There are many local variations in the Californian Adolescence Rite, but certain of its features emerge with constancy. These traits are based on the belief that the girl who is at this moment passing from childhood to maturity must be undergoing a critical transition. The occasion was considered critical not only for her but for the community, and, since the Indians’ outlook was limited, for the whole of their little world. A girl who at this period did not show fortitude to hardship would be forever weak and complaining: therefore she fasted. If she carried wood and water industriously, she would remain a good worker all her life, whereas if she defaulted, she would grow up a lazy woman. So crucial, in fact, was this moment, that she was thought extremely potent upon her surroundings, as constituting a latent danger. If she looked abroad upon the world, oak trees might become barren and next year’s crop of acorns fail, or the salmon refuse to ascend the river. Among many tribes, therefore, the maturing girl was covered with a blanket, set under a large basket, or made to wear a visor of feathers over her eyes. Others had her throw her hair forward and keep her head bowed. She was given the benefit of having ancient religious songs sung over her, and dances revolved around her night after night. Certain additional developments of the ceremony were locally restricted. Thus it was only in the south that the girl was put into a pit and baked in hot sand. But a number of specific features occur from the north to the south end of the state. Among these are the following rules. The girl must not eat meat, fat, or salt. She must not scratch her head with her fingers, but use a stick or bone implement made for the purpose. She must not look at people; and she should be sung over.

It should be added that most of these traits of the Girls’ Rite recur among the tribes of a much larger area than California, including those of Nevada and the Great Basin and the Pacific coast for a long distance north. This institution, then, is remarkably widespread and has preserved nearly the same fundamental features wherever it is found.

155. The First Period

What can be inferred from this uniformity and broad diffusion? It seems fair to try the presumptive conclusion of antiquity. A continent is likely to be older than an island. A family of animals has probably existed longer than a single species. A world-wide custom normally is more ancient than one that is confined to a narrow locality. If it spread from one people to another, this diffusion over the whole earth would usually require a long time. If on the other hand such a custom had originated separately among each people, its very universality would indicate it as the response to a deep and primary need, and such a need would presumably manifest itself early in the history of the race.

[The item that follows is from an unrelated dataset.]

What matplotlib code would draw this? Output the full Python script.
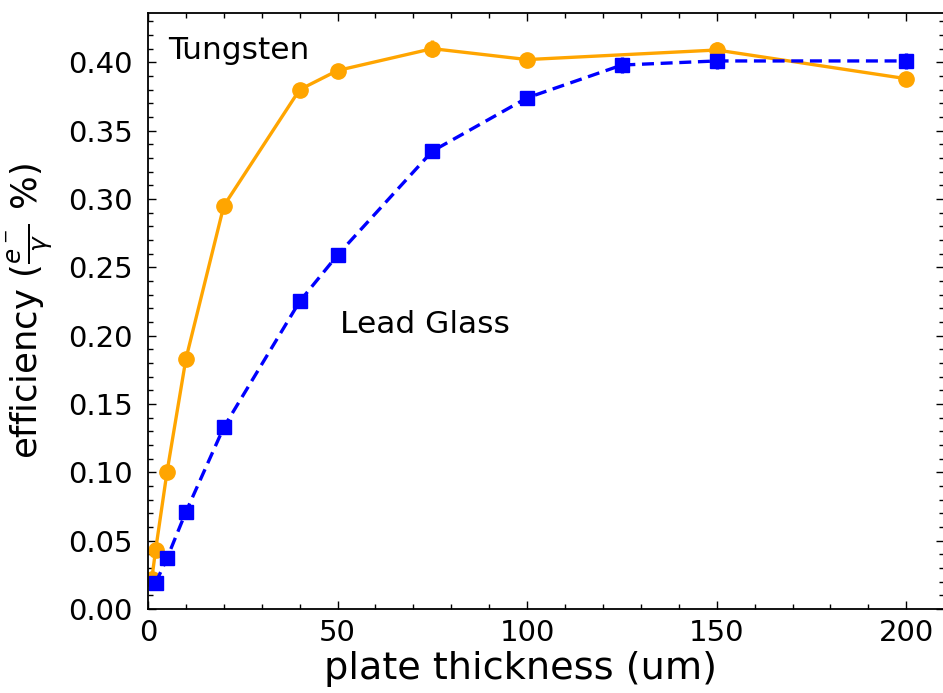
import matplotlib
matplotlib.use("Agg")
import matplotlib.pyplot as plt
from matplotlib.ticker import MultipleLocator

# Data
w_thickness = [1, 2, 5, 10, 20, 40, 50, 75, 100, 150, 200]
w_eff = [0.022, 0.043, 0.100, 0.183, 0.295, 0.380, 0.394, 0.410, 0.402, 0.409, 0.388]
w_err = [0.001, 0.0015, 0.002, 0.003, 0.004, 0.005, 0.005, 0.006, 0.005, 0.006, 0.005]

pb_thickness = [2, 5, 10, 20, 40, 50, 75, 100, 125, 150, 200]
pb_eff = [0.019, 0.037, 0.071, 0.133, 0.225, 0.259, 0.335, 0.374, 0.398, 0.401, 0.401]
pb_err = [0.001, 0.0015, 0.002, 0.003, 0.004, 0.004, 0.005, 0.005, 0.006, 0.006, 0.006]

TFS = 21      # tick labels
FS = 22.5     # in-plot annotations
LFS = 27.5    # x axis label
YLFS = 25.5   # y axis label
W, H = 943, 693
fig = plt.figure(figsize=(W / 100, H / 100), dpi=100)
ax = fig.add_axes([148 / W, 1 - 609 / H, (944 - 148) / W, (609 - 12.7) / H])

ax.errorbar(w_thickness, w_eff, yerr=w_err, color='#FFA500', marker='o', ms=11,
            lw=2.4, ls='-', capsize=0, elinewidth=2.4)
ax.errorbar(pb_thickness, pb_eff, yerr=pb_err, color='#0000FF', marker='s', ms=10,
            lw=2.4, ls='--', dashes=(3.6, 2.0), capsize=0, elinewidth=2.4)

ax.set_xlim(0, 209.95)
ax.set_ylim(0, 0.4363)
ax.xaxis.set_major_locator(MultipleLocator(50))
ax.xaxis.set_minor_locator(MultipleLocator(10))
ax.yaxis.set_major_locator(MultipleLocator(0.05))
ax.yaxis.set_minor_locator(MultipleLocator(0.01))
ax.yaxis.set_major_formatter(matplotlib.ticker.FormatStrFormatter('%.2f'))

ax.tick_params(which='both', direction='in', top=True, right=True, labelsize=TFS)
ax.tick_params(which='major', length=5.5, width=1.0)
ax.tick_params(which='minor', length=3.5, width=1.0)
ax.tick_params(axis='y', which='major', pad=11)
ax.tick_params(axis='x', which='major', pad=7)
for s in ax.spines.values():
    s.set_linewidth(1.3)

ax.set_xlabel('plate thickness (um)', fontsize=LFS)
ax.set_ylabel(r'efficiency ($\frac{e^-}{\gamma}$ %)', fontsize=YLFS)
ax.xaxis.set_label_coords((520 - 148) / 796, (609 - 651) / 596.3)
ax.yaxis.set_label_coords((55 - 148) / 796, 0.5)

ax.text(5.3, 0.409, 'Tungsten', fontsize=FS, va='center', ha='left')
ax.text(50.7, 0.208, 'Lead Glass', fontsize=FS, va='center', ha='left')

fig.savefig('out.png', dpi=100)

It is true that one may not place too positive a reliance on evidence of this sort. The history of civilization furnishes some contrary examples. Thus the Persian fire-worshiping religion is older than Christianity, yet is now confined to the Parsees of Bombay and to one or two small groups in Persia. The use of tobacco has spread over the eastern hemisphere in four centuries. Still, such cases are exceptional; and in the absence of specific contrary considerations, heavy weight must be given to wideness of occurrence in rating antiquity.

If the Girls’ Rite were identical among all the tribes that practise it, there might be warrant for the conclusion that it had originated only a few centuries ago but had for some reason been carried from one tribe to another with such unusual rapidity as not to have been subjected to the alterations of time. Yet the fact that the essential uniformity of the rite is overlaid by so much local diversity—as for instance the baking custom restricted to southern California—indicates the unlikelihood of such a rapid and late diffusion. The ceremony is much in the status of Christianity, which, in the course of its long history, has also become broken into national varieties or sects, all of which however remain Christian.